John Major's Plight is Akin to The Trials of George Bush

POLITICIANS and pundits alike agreed that, to remain in power, British Prime Minister John Major needed to win reelection as Conservative Party leader by a ''significant'' margin. His success in Tuesday's vote of Tory MPs apparently satisfied most tests of significance: 218 members gave him their support in a secret ballot, while just 89 backed challenger John Redwood and 22 abstained.

I was in Britain during the week before the vote and got to see firsthand the frustration and confusion many Conservatives felt as they confronted the choice Mr. Major forced them to make. Part of their problem stemmed from nothing more than old-fashioned politics, of course. The party has been taking it on the chin in a long string of local elections and parliamentary by-elections, and polls show it trailing the Labour Party badly. Would they at least help to limit future losses if they sacked Major now and went to the country with a fresh face? No one seemed to have a clue, and this left everyone grumpy.

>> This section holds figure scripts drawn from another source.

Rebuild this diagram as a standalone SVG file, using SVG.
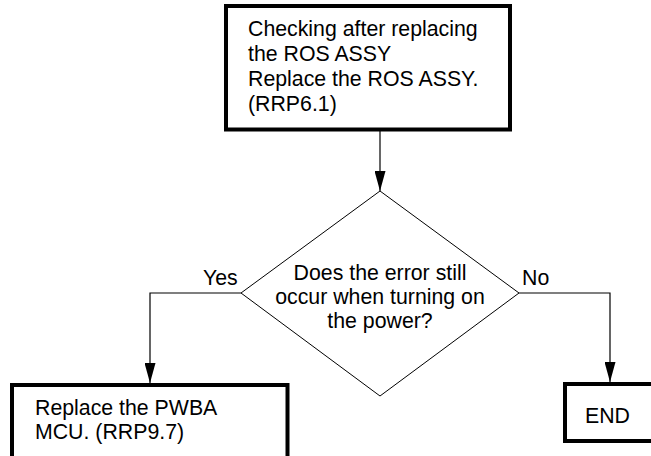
<svg xmlns="http://www.w3.org/2000/svg" width="651" height="456" viewBox="0 0 651 456">
<style>
  .box { fill: #fff; stroke: #000; stroke-width: 4; }
  .dia { fill: #fff; stroke: #000; stroke-width: 1; }
  .t { font-family: "Liberation Sans", Arial, sans-serif; font-size: 21.3px; fill: #000; }
  .c { text-anchor: middle; }
  .line { fill: none; stroke: #000; stroke-width: 1.2; }
</style>
<defs>
  <marker id="arr" viewBox="0 0 20 11" refX="20" refY="5.5" markerWidth="20" markerHeight="11" markerUnits="userSpaceOnUse" orient="auto">
    <path d="M0,0 L20,5.5 L0,11 Z" fill="#000"/>
  </marker>
</defs>
<rect width="651" height="456" fill="#fff"/>
<g id="connectors">
  <line class="line" x1="380" y1="131" x2="380" y2="191" marker-end="url(#arr)"/>
  <polyline class="line" points="241,293 150,293 150,383" marker-end="url(#arr)"/>
  <polyline class="line" points="519,293 610,293 610,382" marker-end="url(#arr)"/>
  <text class="t" x="203" y="285">Yes</text>
  <text class="t" x="522" y="285">No</text>
</g>
<g id="n1">
  <rect class="box" x="226" y="6" width="284" height="123.5"/>
  <text class="t" x="248" y="36">Checking after replacing</text>
  <text class="t" x="248" y="61">the ROS ASSY</text>
  <text class="t" x="248" y="86">Replace the ROS ASSY.</text>
  <text class="t" x="248" y="111">(RRP6.1)</text>
</g>
<g id="n2">
  <polygon class="dia" points="380,191 519,293 380,396 241,293"/>
  <text class="t c" x="380" y="280">Does the error still</text>
  <text class="t c" x="380" y="304">occur when turning on</text>
  <text class="t c" x="380" y="328">the power?</text>
</g>
<g id="n3">
  <rect class="box" x="12" y="385" width="275.5" height="90"/>
  <text class="t" x="35" y="415">Replace the PWBA</text>
  <text class="t" x="35" y="439">MCU. (RRP9.7)</text>
</g>
<g id="n4">
  <rect class="box" x="565" y="384" width="100" height="57"/>
  <text class="t" x="585" y="423">END</text>
</g>
</svg>
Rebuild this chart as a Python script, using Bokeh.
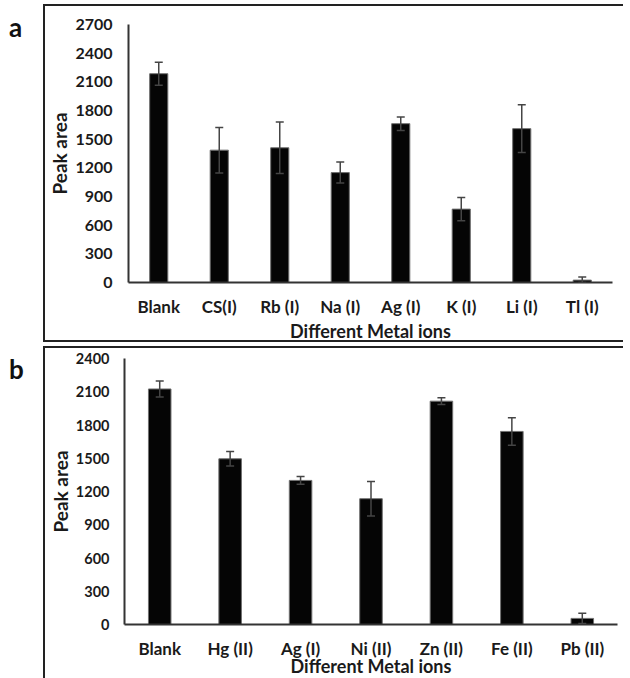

But more than short-term politics frustrated Tory MPs. They like and admire Major. At the same time, they feel that his leadership is failing in some larger sense - although most couldn't say precisely what sense. So they went on prattling about Europe and the issue of a single currency as though that is really what mattered to them.

In his interesting mix of great strengths and one large weakness, John Major is remarkably like George Bush. The two men even came to power in much the same circumstance. Like Mr. Bush, Major succeeded a leader who had realigned the party and led it to notable successes. Major has seemed to many Conservatives a rather pale figure compared with Margaret Thatcher, just as Bush seemed uncharismatic in comparison with Ronald Reagan.

Like Bush, Major stands near the center of his party - which makes each a moderate conservative in the national spectrum. Last Sunday the prime minister insisted that ''I am not a factional politician,'' a claim Bush could have made with equal fairness. Major and Bush both had the misfortune to come to office after their parties' had been in power for some time and the impulses for change had built up. Bush was a one-term president, and Major still seems likely to be a one-term prime minister.

Politics is a rough and crudely competitive business. Yet, while neither would have made it to the top were he not intensely competitive, John Major and George Bush are men of great personal character and decency. Each feels a strong need for political restraint, which shows itself in an irresistible penchant - at once admirable and frustrating - for bland and cautious speech.

Able, of deep integrity, principled, decent, close to the center of their respective nations' political spectrums, Major and Bush have many of the qualities needed for effective democratic leadership. Nonetheless, Bush was an unsuccessful president in domestic affairs, despite success in foreign policy. And to date Major, for all his abilities, is a flop as prime minister. Many Republicans, including many admirers, were frustrated with Bush. For many of the same reasons, many Tories are exasperated with Major.

The two men's failings are remarkably similar. At a time of great unease about the ''state of the nation,'' each failed to speak convincingly about the direction in which the nation should be headed. The problems in this area are far more acute in Britain than in the United States, but the underlying worries are still much the same. The US and Britain have had extraordinary economic success since World War II. Britain lags somewhat, but it is far wealthier today than at any time previously. Economic successes have transformed British politics - something easily seen in the big swing away from socialism by the Labour Party under Tony Blair.

Still, few see Britain becoming a more successful society. Some of the angst accrues from the sharp decline Britain has experienced in global leadership. But it reaches well beyond a frustrated nationalism. On crime, drug use, the huge increase in the proportion of children born out of wedlock, and other social problems that seem impervious to economic answers, many Britons see a decline - as do many Americans - that jeopardizes the nation's moral health.

No national leader can succeed by being largely silent or unconvincing on the vast moral dimension where current anxieties are so great. Margaret Thatcher spoke to a sense of a British nation, and Ronald Reagan to a sense of an American nation, which in each case included but transcended economic matters. Bush failed to do so, outside of his Gulf war leadership.

Today in Britain, Major still seems unable to articulate a national direction and purpose despite his fellow citizens insistently saying that is what they want and need.